Eu tomei gosto pela leitura e tive o primeiro contato com o jornalismo no Colégio Acreano. Quando faltava algum professor, íamos para a biblioteca onde não se podia dar um pio. Li Euclides da Cunha, Guimarães Rosa e clássicos franceses e russos nesse confinamento instrutivo. Com o Edílson Martins e o Odacyr Soares, fizemos o jornalzinho estudantil “O Selecionado” que chegou a publicar reportagens e entrevistas despertando interesse até fora do meio estudantil.

Às sextas-feiras, as últimas aulas cediam tempo a um show “lítero-musical” no auditório, onde também eram exibidos filmes bang-bang antiquérrimos, aos sábados. Cansei de ouvir a Clícia Montenegro recitar “Navio Negreiro”, do poeta Castro Alves. Ali apareceram também alguns conjuntos musicais. Lembro de um formado por alunos do 3o ano do curso científico.
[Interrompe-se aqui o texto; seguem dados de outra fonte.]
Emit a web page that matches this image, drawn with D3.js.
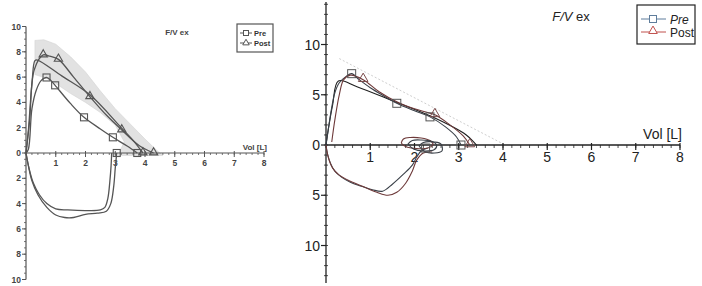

O hoje engenheiro Fernando Castro era membro de um desses conjuntos.

Aos domingos, durante o verão, turmas de alunos e professoras desciam ou subiam o rio Acre fazendo piqueniques nas praias ou nos seringais próximos.

Portanto, e apesar de sisudo – com professores que davam aulas vestindo paletó e gravata, com inspetores plantados em cada sala de aula, o carimbo de “presente” ou “ausente” na carteirinha valendo pontos para aprovar ou desaprovar os alunos no final do ano –, o Colégio Acreano sabia incentivar o lazer e a cultura.

Eu mesmo aprendi a dançar valsa, bolero e samba-canção em sala de aula, em sessões preparatórias para o baile de formatura do Ginásio. Entre as professoras de bolero guardo na memória a performance da colega Marlize Braga (hoje colunista social), com as curvas e o charme dos seus 18 anos.


N.E - O texto acima foi escrito antes do Colégio Acreano completar 80 anos, em 17 de julho de 2013.